TASK. Leave out any picture and return the remaining listing below exactly as given.

DATASET EXCERPT.
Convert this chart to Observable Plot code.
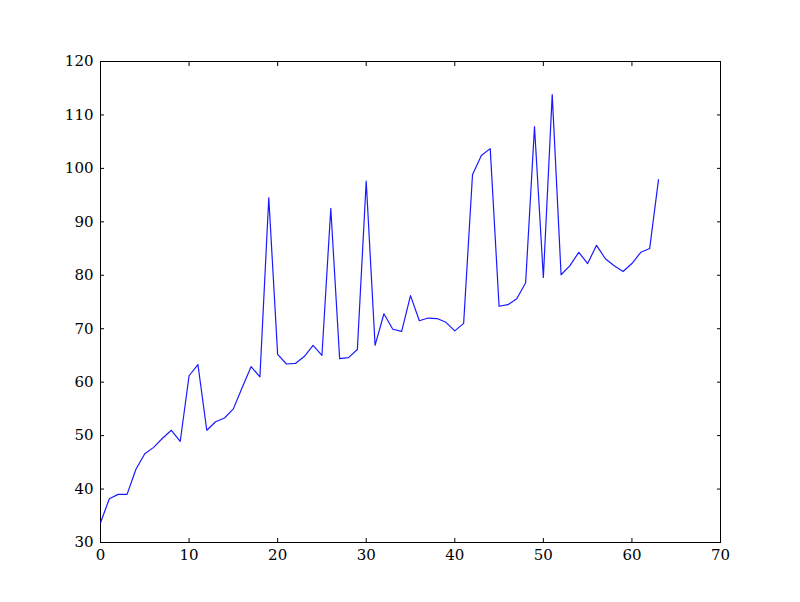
<!DOCTYPE html>
<html>
<head>
<meta charset="utf-8">
<script src="https://cdn.jsdelivr.net/npm/d3@7"></script>
<script src="https://cdn.jsdelivr.net/npm/@observablehq/plot@0.6"></script>
<style>
  html, body { margin: 0; padding: 0; background: #fff; }
  #chart svg { display: block; }
  #chart svg text { font-family: 'DejaVu Serif', serif !important; font-size: 15px !important; }
</style>
</head>
<body>
<div id="chart"></div>
<script>
const xs = d3.range(0, 64);
const values = [
  33.7, 38.2, 39.0, 39.0, 43.7, 46.6, 47.8, 49.5, 51.0, 48.9,
  61.2, 63.3, 51.0, 52.6, 53.3, 55.0, 59.0, 62.9, 61.0, 94.5,
  65.2, 63.4, 63.5, 64.8, 66.9, 65.0, 92.5, 64.4, 64.6, 66.1,
  97.6, 66.9, 72.8, 69.9, 69.5, 76.2, 71.5, 72.0, 71.9, 71.2,
  69.6, 71.0, 98.8, 102.4, 103.7, 74.2, 74.5, 75.6, 78.6, 107.8,
  79.6, 113.8, 80.1, 81.8, 84.3, 82.2, 85.6, 83.1, 81.8, 80.7,
  82.2, 84.3, 85.0, 97.9
];
const xTicks = [0, 10, 20, 30, 40, 50, 60, 70];
const yTicks = [30, 40, 50, 60, 70, 80, 90, 100, 110, 120];

const data = xs.map((x, i) => ({x, y: values[i]}));

const chart = Plot.plot({
  width: 800,
  height: 602,
  marginLeft: 100,
  marginRight: 80,
  marginTop: 61,
  marginBottom: 60,
  style: {fontFamily: "'DejaVu Serif', serif", fontSize: "15px", color: "#000", background: "#fff"},
  x: {domain: [0, 70], ticks: xTicks},
  y: {domain: [30, 120], ticks: yTicks},
  marks: [
    Plot.frame({stroke: "#000", strokeWidth: 1}),
    Plot.axisX(xTicks, {anchor: "bottom", tickSize: 0, tickPadding: 7, label: null, fontSize: 15}),
    Plot.axisY(yTicks, {anchor: "left", tickSize: 0, tickPadding: 7, label: null, fontSize: 15}),
    Plot.axisX(xTicks, {anchor: "bottom", tickSize: -4, text: null, label: null}),
    Plot.axisX(xTicks, {anchor: "top", tickSize: -4, text: null, label: null}),
    Plot.axisY(yTicks, {anchor: "left", tickSize: -4, text: null, label: null}),
    Plot.axisY(yTicks, {anchor: "right", tickSize: -4, text: null, label: null}),
    Plot.line(data, {x: "x", y: "y", stroke: "#0000ff", strokeWidth: 1.2, strokeOpacity: 0.9})
  ]
});
document.getElementById("chart").appendChild(chart);
</script>
</body>
</html>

EXERCISE RESPONSE.
Convert this chart to Observable Plot code.
<!DOCTYPE html>
<html>
<head>
<meta charset="utf-8">
<script src="https://cdn.jsdelivr.net/npm/d3@7"></script>
<script src="https://cdn.jsdelivr.net/npm/@observablehq/plot@0.6"></script>
<style>
  html, body { margin: 0; padding: 0; background: #fff; }
  #chart svg { display: block; }
  #chart svg text { font-family: 'DejaVu Serif', serif !important; font-size: 15px !important; }
</style>
</head>
<body>
<div id="chart"></div>
<script>
const xs = d3.range(0, 64);
const values = [
  33.7, 38.2, 39.0, 39.0, 43.7, 46.6, 47.8, 49.5, 51.0, 48.9,
  61.2, 63.3, 51.0, 52.6, 53.3, 55.0, 59.0, 62.9, 61.0, 94.5,
  65.2, 63.4, 63.5, 64.8, 66.9, 65.0, 92.5, 64.4, 64.6, 66.1,
  97.6, 66.9, 72.8, 69.9, 69.5, 76.2, 71.5, 72.0, 71.9, 71.2,
  69.6, 71.0, 98.8, 102.4, 103.7, 74.2, 74.5, 75.6, 78.6, 107.8,
  79.6, 113.8, 80.1, 81.8, 84.3, 82.2, 85.6, 83.1, 81.8, 80.7,
  82.2, 84.3, 85.0, 97.9
];
const xTicks = [0, 10, 20, 30, 40, 50, 60, 70];
const yTicks = [30, 40, 50, 60, 70, 80, 90, 100, 110, 120];

const data = xs.map((x, i) => ({x, y: values[i]}));

const chart = Plot.plot({
  width: 800,
  height: 602,
  marginLeft: 100,
  marginRight: 80,
  marginTop: 61,
  marginBottom: 60,
  style: {fontFamily: "'DejaVu Serif', serif", fontSize: "15px", color: "#000", background: "#fff"},
  x: {domain: [0, 70], ticks: xTicks},
  y: {domain: [30, 120], ticks: yTicks},
  marks: [
    Plot.frame({stroke: "#000", strokeWidth: 1}),
    Plot.axisX(xTicks, {anchor: "bottom", tickSize: 0, tickPadding: 7, label: null, fontSize: 15}),
    Plot.axisY(yTicks, {anchor: "left", tickSize: 0, tickPadding: 7, label: null, fontSize: 15}),
    Plot.axisX(xTicks, {anchor: "bottom", tickSize: -4, text: null, label: null}),
    Plot.axisX(xTicks, {anchor: "top", tickSize: -4, text: null, label: null}),
    Plot.axisY(yTicks, {anchor: "left", tickSize: -4, text: null, label: null}),
    Plot.axisY(yTicks, {anchor: "right", tickSize: -4, text: null, label: null}),
    Plot.line(data, {x: "x", y: "y", stroke: "#0000ff", strokeWidth: 1.2, strokeOpacity: 0.9})
  ]
});
document.getElementById("chart").appendChild(chart);
</script>
</body>
</html>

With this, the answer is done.